§ **Stated goal**: All the data below goes into the copy word for word, but the pictures don't.

______

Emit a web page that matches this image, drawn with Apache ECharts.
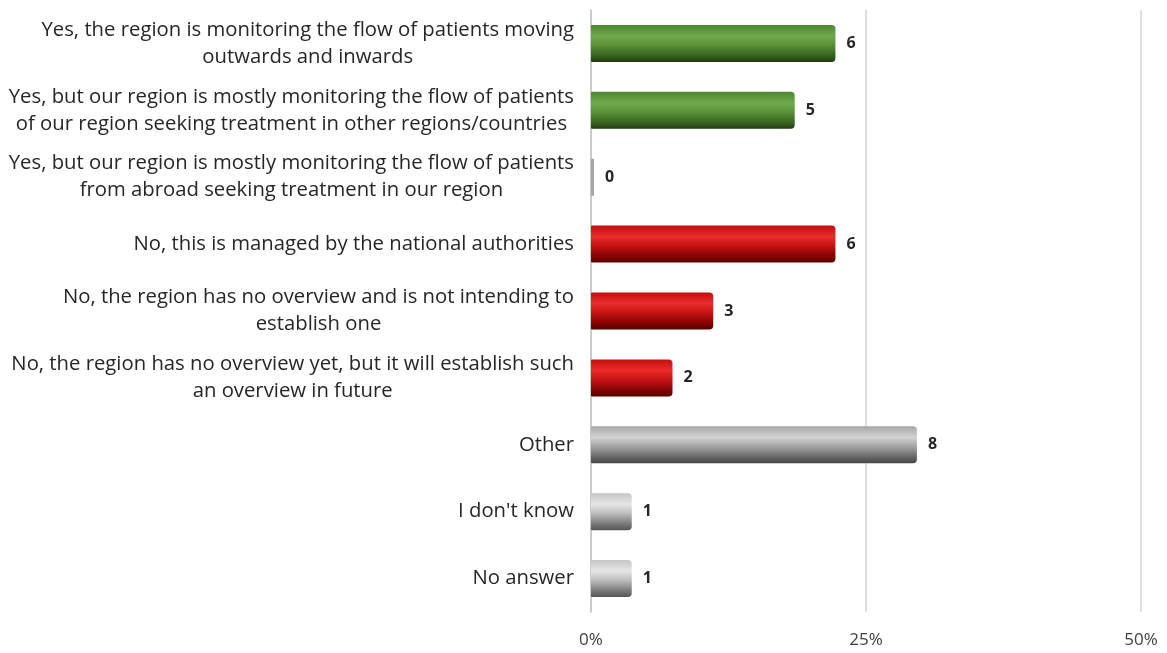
<!DOCTYPE html>
<html>
<head>
<meta charset="utf-8">
<script src="https://cdn.jsdelivr.net/npm/echarts@6/dist/echarts.min.js"></script>
<style>
  html, body { margin: 0; padding: 0; background: #ffffff; }
  #chart { width: 1167px; height: 653px; }
</style>
</head>
<body>
<div id="chart"></div>
<script>
// Survey answers (top to bottom), line breaks as they are laid out
const categories = [
  'Yes, the region is monitoring the flow of patients moving\noutwards and inwards',
  'Yes, but our region is mostly monitoring the flow of patients\nof our region seeking treatment in other regions/countries',
  'Yes, but our region is mostly monitoring the flow of patients\nfrom abroad seeking treatment in our region',
  'No, this is managed by the national authorities',
  'No, the region has no overview and is not intending to\nestablish one',
  'No, the region has no overview yet, but it will establish such\nan overview in future',
  'Other',
  "I don't know",
  'No answer'
];
// Number of regions giving each answer
const counts = [6, 5, 0, 6, 3, 2, 8, 1, 1];
// Answer group of each category (drives the bar colour)
const groups = ['yes', 'yes', 'yes', 'no', 'no', 'no', 'other', 'unsure', 'unsure'];
// Total number of responding regions (base for the percentage scale)
const respondents = 27;
// Percentage ticks shown on the horizontal axis
const percentTicks = [0, 25, 50];

// Cylinder-style shading: light band near the top, dark towards the bottom
function cylinder(stops) {
  return new echarts.graphic.LinearGradient(0, 0, 0, 1, stops.map((c, i) => ({
    offset: [0, 0.3, 0.55, 0.85, 1][i], color: c
  })));
}
const palette = {
  yes:    cylinder(['#4f8531', '#72a84d', '#5a9037', '#35611d', '#1f3b0f']),
  no:     cylinder(['#c40d0d', '#ea2c2c', '#c51212', '#800202', '#560000']),
  other:  cylinder(['#a6a6a6', '#d2d2d2', '#a3a3a3', '#636363', '#474747']),
  unsure: cylinder(['#c6c6c6', '#e6e6e6', '#bcbcbc', '#757575', '#565656']),
  // an empty bar only shows its grey edge against the axis
  empty:  '#a6a6a6'
};

const axisMax = respondents * percentTicks[percentTicks.length - 1] / 100;
const axisStep = respondents * (percentTicks[1] - percentTicks[0]) / 100;

const chart = echarts.init(document.getElementById('chart'), null, { renderer: 'canvas' });
chart.setOption({
  backgroundColor: '#ffffff',
  animation: false,
  grid: { left: 591, right: 26, top: 10, bottom: 41, containLabel: false },
  xAxis: {
    type: 'value',
    min: 0,
    max: axisMax,
    interval: axisStep,
    axisLine: { show: false },
    axisTick: { show: false },
    splitLine: { show: true, lineStyle: { color: '#d4d4d4', width: 1.5 } },
    axisLabel: {
      color: '#404040',
      fontFamily: 'Open Sans',
      fontSize: 17,
      margin: 20,
      formatter: v => Math.round(v / respondents * 100) + '%'
    }
  },
  yAxis: {
    type: 'category',
    inverse: true,
    data: categories,
    axisLine: { show: true, lineStyle: { color: '#c4c4c4', width: 1.5 } },
    axisTick: { show: false },
    axisLabel: {
      margin: 17,
      align: 'right',
      lineHeight: 27,
      formatter: v => v.split('\n').map(l => '{c|' + l + '}').join('\n'),
      rich: {
        c: { align: 'center', color: '#262626', fontFamily: 'Open Sans', fontSize: 20.3, lineHeight: 27 }
      }
    }
  },
  series: [{
    type: 'bar',
    barWidth: 37,
    barMinHeight: 3,
    data: counts.map((v, i) => ({
      value: v,
      itemStyle: {
        color: v === 0 ? palette.empty : palette[groups[i]],
        borderRadius: v === 0 ? 0 : [1, 4, 4, 1]
      }
    })),
    label: {
      show: true,
      position: 'right',
      distance: 11,
      color: '#262626',
      fontFamily: 'Open Sans',
      fontWeight: 'bold',
      fontSize: 16
    }
  }]
});
</script>
</body>
</html>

______

§ **Task solution**:
Emit a web page that matches this image, drawn with Apache ECharts.
<!DOCTYPE html>
<html>
<head>
<meta charset="utf-8">
<script src="https://cdn.jsdelivr.net/npm/echarts@6/dist/echarts.min.js"></script>
<style>
  html, body { margin: 0; padding: 0; background: #ffffff; }
  #chart { width: 1167px; height: 653px; }
</style>
</head>
<body>
<div id="chart"></div>
<script>
// Survey answers (top to bottom), line breaks as they are laid out
const categories = [
  'Yes, the region is monitoring the flow of patients moving\noutwards and inwards',
  'Yes, but our region is mostly monitoring the flow of patients\nof our region seeking treatment in other regions/countries',
  'Yes, but our region is mostly monitoring the flow of patients\nfrom abroad seeking treatment in our region',
  'No, this is managed by the national authorities',
  'No, the region has no overview and is not intending to\nestablish one',
  'No, the region has no overview yet, but it will establish such\nan overview in future',
  'Other',
  "I don't know",
  'No answer'
];
// Number of regions giving each answer
const counts = [6, 5, 0, 6, 3, 2, 8, 1, 1];
// Answer group of each category (drives the bar colour)
const groups = ['yes', 'yes', 'yes', 'no', 'no', 'no', 'other', 'unsure', 'unsure'];
// Total number of responding regions (base for the percentage scale)
const respondents = 27;
// Percentage ticks shown on the horizontal axis
const percentTicks = [0, 25, 50];

// Cylinder-style shading: light band near the top, dark towards the bottom
function cylinder(stops) {
  return new echarts.graphic.LinearGradient(0, 0, 0, 1, stops.map((c, i) => ({
    offset: [0, 0.3, 0.55, 0.85, 1][i], color: c
  })));
}
const palette = {
  yes:    cylinder(['#4f8531', '#72a84d', '#5a9037', '#35611d', '#1f3b0f']),
  no:     cylinder(['#c40d0d', '#ea2c2c', '#c51212', '#800202', '#560000']),
  other:  cylinder(['#a6a6a6', '#d2d2d2', '#a3a3a3', '#636363', '#474747']),
  unsure: cylinder(['#c6c6c6', '#e6e6e6', '#bcbcbc', '#757575', '#565656']),
  // an empty bar only shows its grey edge against the axis
  empty:  '#a6a6a6'
};

const axisMax = respondents * percentTicks[percentTicks.length - 1] / 100;
const axisStep = respondents * (percentTicks[1] - percentTicks[0]) / 100;

const chart = echarts.init(document.getElementById('chart'), null, { renderer: 'canvas' });
chart.setOption({
  backgroundColor: '#ffffff',
  animation: false,
  grid: { left: 591, right: 26, top: 10, bottom: 41, containLabel: false },
  xAxis: {
    type: 'value',
    min: 0,
    max: axisMax,
    interval: axisStep,
    axisLine: { show: false },
    axisTick: { show: false },
    splitLine: { show: true, lineStyle: { color: '#d4d4d4', width: 1.5 } },
    axisLabel: {
      color: '#404040',
      fontFamily: 'Open Sans',
      fontSize: 17,
      margin: 20,
      formatter: v => Math.round(v / respondents * 100) + '%'
    }
  },
  yAxis: {
    type: 'category',
    inverse: true,
    data: categories,
    axisLine: { show: true, lineStyle: { color: '#c4c4c4', width: 1.5 } },
    axisTick: { show: false },
    axisLabel: {
      margin: 17,
      align: 'right',
      lineHeight: 27,
      formatter: v => v.split('\n').map(l => '{c|' + l + '}').join('\n'),
      rich: {
        c: { align: 'center', color: '#262626', fontFamily: 'Open Sans', fontSize: 20.3, lineHeight: 27 }
      }
    }
  },
  series: [{
    type: 'bar',
    barWidth: 37,
    barMinHeight: 3,
    data: counts.map((v, i) => ({
      value: v,
      itemStyle: {
        color: v === 0 ? palette.empty : palette[groups[i]],
        borderRadius: v === 0 ? 0 : [1, 4, 4, 1]
      }
    })),
    label: {
      show: true,
      position: 'right',
      distance: 11,
      color: '#262626',
      fontFamily: 'Open Sans',
      fontWeight: 'bold',
      fontSize: 16
    }
  }]
});
</script>
</body>
</html>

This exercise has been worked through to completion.